Folding and Catalysis of the glmS Ribozyme Riboswitch Studied at the Single-Molecule Level

Abstract

We present findings from optical trapping experiments performed on the glmS ribozyme riboswitch. Found in the glmS gene in many bacteria, the glmS riboswitch down-regulates GlmS expression in the presence of the cell wall precursor—and enzymatic product of GlmS—glucosamine-6-phosphate (GlcN6P). In response to GlcN6P, the riboswitch site-specifically cleaves itself near its 5ʹ end, which targets the mRNA for subsequent degradation1. We performed single-molecule force spectroscopy experiments on the ribozyme catalytic core, unfolding and refolding the glmS RNA under controlled mechanical loads.
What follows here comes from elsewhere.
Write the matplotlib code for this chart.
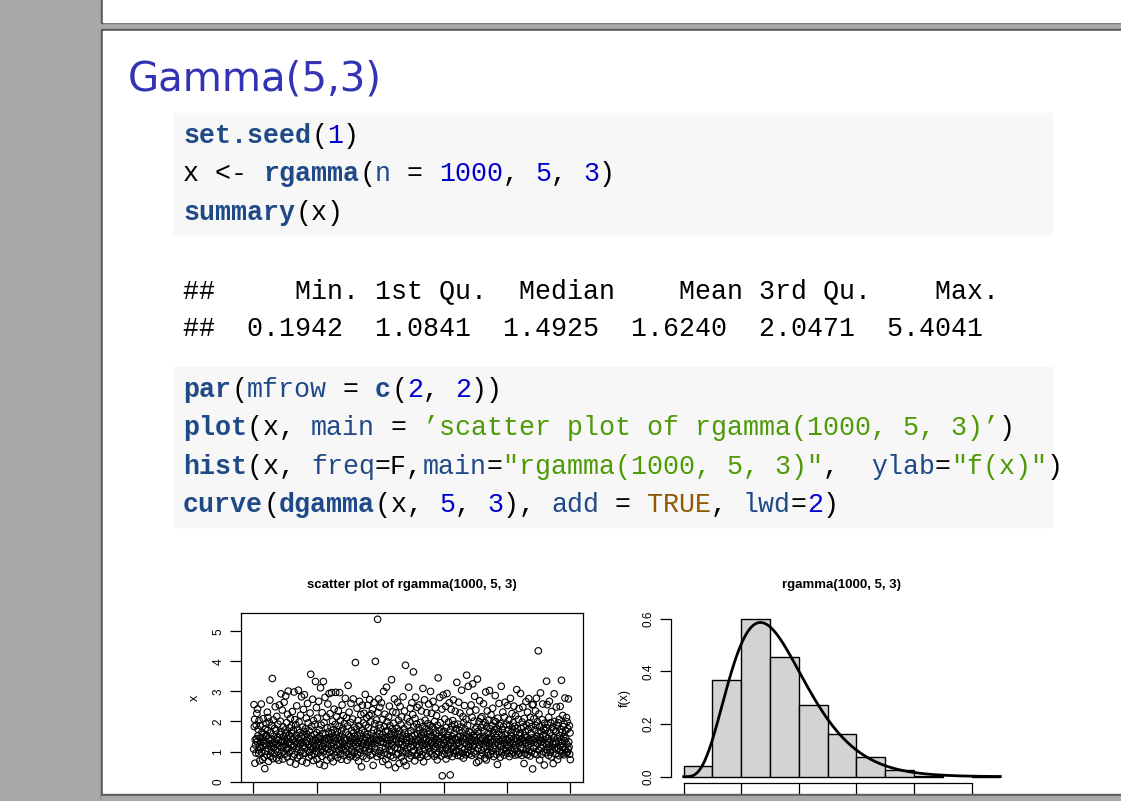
import math
import matplotlib
matplotlib.use("Agg")
import matplotlib.pyplot as plt
from matplotlib.patches import Rectangle

W, H = 1121, 801

# x values of the scatter plot (hundredths)
x_codes = """
108 256 183 207 061 139 121 095 188 143 227 132 241 152 174 105 093 203 118 069 145 186 130 112 258 097 164 147 073 119 209 135 158 081 126 043 176 102 149 193
154 122 089 231 170 213 110 067 142 198 125 271 136 084 162 099 115 187 140 343 128 076 205 151 113 092 177 133 249 106 169 141 078 217 124 146 100 191 138 071
119 255 157 087 201 129 292 114 166 098 238 137 075 182 150 118 264 134 091 172 123 285 160 107 196 144 082 224 127 301 111 153 096 179 131 065 210 148 121 185
161 103 233 139 083 171 117 298 145 090 206 132 058 189 154 110 252 126 079 174 142 304 115 198 137 086 163 124 221 101 149 282 130 068 181 155 095 240 120 167
289 113 147 094 176 128 211 062 158 135 260 104 195 122 081 169 143 098 228 116 357 152 087 184 131 109 274 140 070 203 125 156 092 190 118 333 137 101 246 163
074 211 129 146 095 267 120 173 058 150 134 312 107 188 142 084 229 117 160 099 333 127 196 053 138 280 112 157 090 215 144 071 179 123 258 108 165 139 293 097
148 226 136 079 182 118 296 161 103 201 129 066 172 145 241 111 088 190 133 297 156 098 216 121 166 080 143 235 106 184 127 296 152 091 203 139 074 169 114 255
130 178 104 219 145 086 193 122 137 277 109 164 097 212 140 071 185 119 320 155 092 231 126 149 082 197 134 260 101 170 143 088 208 117 275 162 129 095 181 150
123 396 138 081 175 116 244 152 091 203 129 068 186 144 267 107 159 095 223 132 049 171 120 254 141 084 195 127 227 103 164 136 290 112 188 148 077 212 123 254
157 098 179 131 220 108 273 145 087 199 134 225 119 160 091 239 128 054 171 141 263 112 193 126 400 097 152 138 205 083 166 540 230 137 275 094 189 159 247 102
178 131 088 262 145 114 207 067 155 130 300 096 183 142 224 110 167 074 148 314 125 199 090 170 136 056 215 119 251 104 186 147 085 159 127 339 099 176 140 232
121 080 194 152 275 113 165 046 141 229 135 089 178 111 264 158 093 204 127 060 168 146 250 105 190 133 082 215 124 152 096 282 140 067 176 118 235 162 101 387
129 053 149 137 211 109 187 093 161 314 126 078 199 143 244 115 169 086 134 262 150 098 223 120 365 182 103 155 069 210 132 281 141 087 192 124 247 159 092 179
136 116 255 101 171 145 081 197 129 235 154 090 182 121 310 138 066 164 148 272 107 204 125 092 176 141 229 118 160 084 193 133 258 112 168 099 186 147 300 127
152 227 092 183 136 121 267 107 175 146 084 200 129 245 116 161 091 219 138 072 187 124 345 151 097 169 132 280 111 196 143 085 172 123 241 019 104 164 288 139
128 167 091 208 141 113 250 075 180 133 293 105 155 146 088 198 120 262 139 096 022 172 128 240 109 185 150 083 203 136 272 117 161 094 190 143 234 102 176 128
102 330 139 087 191 148 127 264 099 170 121 228 151 085 182 135 304 112 163 094 216 146 078 196 130 253 108 174 142 089 208 123 354 157 097 187 134 317 115 166
148 092 232 126 163 103 255 140 087 214 132 325 117 154 098 201 147 284 124 175 092 238 137 063 181 152 341 110 167 131 068 199 121 269 145 087 211 135 179 104
216 143 095 189 125 259 111 168 151 078 196 136 298 119 072 183 130 235 098 160 144 087 205 127 303 114 176 139 091 222 150 102 186 132 244 115 164 083 202 140
173 120 286 108 199 147 090 175 132 057 211 124 166 141 260 099 187 134 081 193 118 317 155 096 172 138 231 106 183 145 088 215 128 264 111 158 139 102 191 121
094 253 138 172 118 205 145 083 187 131 277 104 163 150 092 226 125 174 098 196 141 251 108 184 133 088 219 122 166 145 306 100 177 136 090 207 127 243 154 095
161 131 293 114 176 143 087 198 125 248 110 182 137 060 210 152 094 166 129 266 106 188 148 089 231 119 173 140 276 101 195 134 085 214 127 160 098 183 145 255
042 138 257 111 209 130 093 172 144 235 187 118 277 150 089 199 126 162 435 105 225 138 072 184 147 295 114 168 132 091 206 122 258 153 099 177 140 055 194 127
170 151 096 179 334 123 256 105 189 144 087 214 130 267 115 162 098 196 139 082 233 152 108 181 125 060 172 146 292 112 200 134 091 168 128 248 106 186 143 073
111 196 132 086 207 153 118 250 101 174 140 337 127 164 094 220 115 183 149 089 191 136 278 107 170 143 095 213 124 199 098 176 108 275 132 115 186 091 162 073
"""
x_vals = [int(c) / 100 for c in x_codes.split()]

# histogram (freq = F): breaks and densities
breaks = [0.0, 0.5, 1.0, 1.5, 2.0, 2.5, 3.0, 3.5, 4.0, 4.5, 5.0, 5.5]
density = [0.042, 0.366, 0.598, 0.456, 0.272, 0.162, 0.074, 0.026, 0.002, 0.0, 0.002]

FUNC = "#204a87"
NUM = "#0000cf"
STR = "#4e9a06"
CONST = "#8f5902"
BLK = "#000000"

# code lines as (text, colour, bold) segments
block1 = [
    [("set.seed", FUNC, True), ("(", BLK, False), ("1", NUM, False), (")", BLK, False)],
    [("x <- ", BLK, False), ("rgamma", FUNC, True), ("(", BLK, False), ("n", FUNC, False),
     (" = ", BLK, False), ("1000", NUM, False), (", ", BLK, False), ("5", NUM, False),
     (", ", BLK, False), ("3", NUM, False), (")", BLK, False)],
    [("summary", FUNC, True), ("(x)", BLK, False)],
]
output = [
    "##     Min. 1st Qu.  Median    Mean 3rd Qu.    Max. ",
    "##  0.1942  1.0841  1.4925  1.6240  2.0471  5.4041 ",
]
block2 = [
    [("par", FUNC, True), ("(", BLK, False), ("mfrow", FUNC, False), (" = ", BLK, False),
     ("c", FUNC, True), ("(", BLK, False), ("2", NUM, False), (", ", BLK, False),
     ("2", NUM, False), ("))", BLK, False)],
    [("plot", FUNC, True), ("(x, ", BLK, False), ("main", FUNC, False), (" = ", BLK, False),
     ("\u2019scatter plot of rgamma(1000, 5, 3)\u2019", STR, False), (")", BLK, False)],
    [("hist", FUNC, True), ("(x, ", BLK, False), ("freq", FUNC, False), ("=F,", BLK, False),
     ("main", FUNC, False), ("=", BLK, False), ('"rgamma(1000, 5, 3)"', STR, False),
     (",  ", BLK, False), ("ylab", FUNC, False), ("=", BLK, False), ('"f(x)"', STR, False),
     (")", BLK, False)],
    [("curve", FUNC, True), ("(", BLK, False), ("dgamma", FUNC, True), ("(x, ", BLK, False),
     ("5", NUM, False), (", ", BLK, False), ("3", NUM, False), ("), ", BLK, False),
     ("add", FUNC, False), (" = ", BLK, False), ("TRUE", CONST, False), (", ", BLK, False),
     ("lwd", FUNC, False), ("=", BLK, False), ("2", NUM, False), (")", BLK, False)],
]

CHAR_W = 16.0
MONO = "Liberation Mono"
MONO_PT = 19.2
SANS = "Liberation Sans"


def px_axes(fig, x0, y0, x1, y1):
    return fig.add_axes([x0 / W, 1 - y1 / H, (x1 - x0) / W, (y1 - y0) / H])


def code_line(ax, x, y, segs):
    i = 0
    for txt, col, bold in segs:
        ax.text(x + i * CHAR_W, y, txt, color=col, family=MONO, fontsize=MONO_PT,
                fontweight="bold" if bold else "normal", va="baseline", ha="left")
        i += len(txt)


fig = plt.figure(figsize=(W / 100, H / 100), dpi=100)
bg = fig.add_axes([0, 0, 1, 1])
bg.set_xlim(0, W)
bg.set_ylim(H, 0)
bg.axis("off")
bg.add_patch(Rectangle((0, 0), W, H, color="#a9a9a9", zorder=0))
bg.add_patch(Rectangle((101, 0), W, 23, color="#5a5a5a", zorder=1))
bg.add_patch(Rectangle((103, 0), W, 21.5, color="white", zorder=2))
bg.add_patch(Rectangle((101, 29), W, 770, color="#5a5a5a", zorder=1))
bg.add_patch(Rectangle((103, 30.5), W, 770, color="white", zorder=2))

bg.text(128, 90, "Gamma(5,3)", color="#3333b3", fontsize=29, family="DejaVu Sans",
        va="baseline", ha="left")

bg.add_patch(Rectangle((174, 113), 878, 121, color="#f7f7f7", zorder=3))
bg.add_patch(Rectangle((174, 367), 878, 160, color="#f7f7f7", zorder=3))
for k, segs in enumerate(block1):
    code_line(bg, 183, 143 + k * 38.3, segs)
for k, line in enumerate(output):
    bg.text(183, 298 + k * 37.5, line, family=MONO, fontsize=MONO_PT, va="baseline")
for k, segs in enumerate(block2):
    code_line(bg, 183, 397 + k * 38.3, segs)

# scatter plot
ax1 = px_axes(fig, 241, 613, 583, 782)
idx = list(range(1, len(x_vals) + 1))
ax1.scatter(idx, x_vals, s=22, facecolors="none", edgecolors="black", linewidths=0.8)
ax1.set_xlim(-39, 1040)
ax1.set_ylim(-0.015, 5.61)
ax1.set_title("scatter plot of rgamma(1000, 5, 3)", fontsize=9.5, fontweight="bold",
              family=SANS, pad=18)
ax1.set_ylabel("x", fontsize=9, family=SANS, labelpad=8)
ax1.set_xticks([0, 200, 400, 600, 800, 1000])
ax1.set_yticks([0, 1, 2, 3, 4, 5])

# histogram with gamma density
ax2 = px_axes(fig, 671, 613, 1013, 783)
for lo, hi, d in zip(breaks[:-1], breaks[1:], density):
    if d > 0:
        ax2.bar(lo, d, width=hi - lo, align="edge", color="#d3d3d3",
                edgecolor="black", linewidth=1)
xs = [i * 5.5 / 400 for i in range(401)]
pdf = [3 ** 5 * v ** 4 * math.exp(-3 * v) / math.gamma(5) for v in xs]
ax2.plot(xs, pdf, color="black", lw=2)
ax2.set_xlim(-0.22, 5.72)
ax2.set_ylim(-0.024, 0.622)
ax2.set_title("rgamma(1000, 5, 3)", fontsize=9.5, fontweight="bold", family=SANS, pad=18)
ax2.set_ylabel("f(x)", fontsize=9, family=SANS, labelpad=8)
ax2.set_xticks([0, 1, 2, 3, 4, 5])
ax2.set_yticks([0.0, 0.2, 0.4, 0.6])
ax2.set_yticklabels(["0.0", "0.2", "0.4", "0.6"])
for s in ["top", "right"]:
    ax2.spines[s].set_visible(False)
ax2.spines["left"].set_bounds(0, 0.6)
ax2.spines["bottom"].set_bounds(0, 5)

for ax in (ax1, ax2):
    ax.set_facecolor("none")
    ax.tick_params(length=8, width=0.9, labelsize=8.5, pad=4)
    ax.tick_params(axis="x", labelbottom=False)
    ax.tick_params(axis="y", labelrotation=90)
    for lab in ax.get_yticklabels():
        lab.set_va("center")
        lab.set_family(SANS)
    for sp in ax.spines.values():
        sp.set_linewidth(0.9)

# bottom slide edge covers the tick labels
top = fig.add_axes([0, 0, 1, 1], zorder=10)
top.set_xlim(0, W)
top.set_ylim(H, 0)
top.axis("off")
top.patch.set_alpha(0)
top.add_patch(Rectangle((101, 794), W, 7, color="#5a5a5a"))
top.add_patch(Rectangle((101, 795.5), W, 6, color="#a9a9a9"))

fig.savefig("out.png", dpi=100)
The force-extension curves (FECs) reveal that folding and unfolding occur through a series of intermediate states, and we observe a striking hysteresis between unfolding and refolding of the ribozyme. Analysis of the FEC data leads to a model for the major unfolding pathway, involving the sequential unfolding of a series of discrete substructures. We’ve also begun to characterize the folding energy landscape of the catalytic core, using a series of constant-force measurements. We performed self-cleavage assays with optically trapped ribozyme molecules in the presence of the enzymatic cofactor GlcN6P and its catalytically inactive analog, glucose 6-phosphate. These assays demonstrate that our experimental construct, consisting of aminimal ribozyme sequence, is enzymatically active and strictly dependent upon the presence of GlcN6P. Self-cleavage measurements under controlled loads allow us to determine the profile of the catalytic activity in response to destabilizing forces. We observe an intermediate destabilization regime where the ribozyme remains active, but displays a partial loss of function.Footnotes1 Collins, J.A., Irnov, I., Baker, S., and Winkler, W.C. (2007) Genes Dev21(24), 3356-68.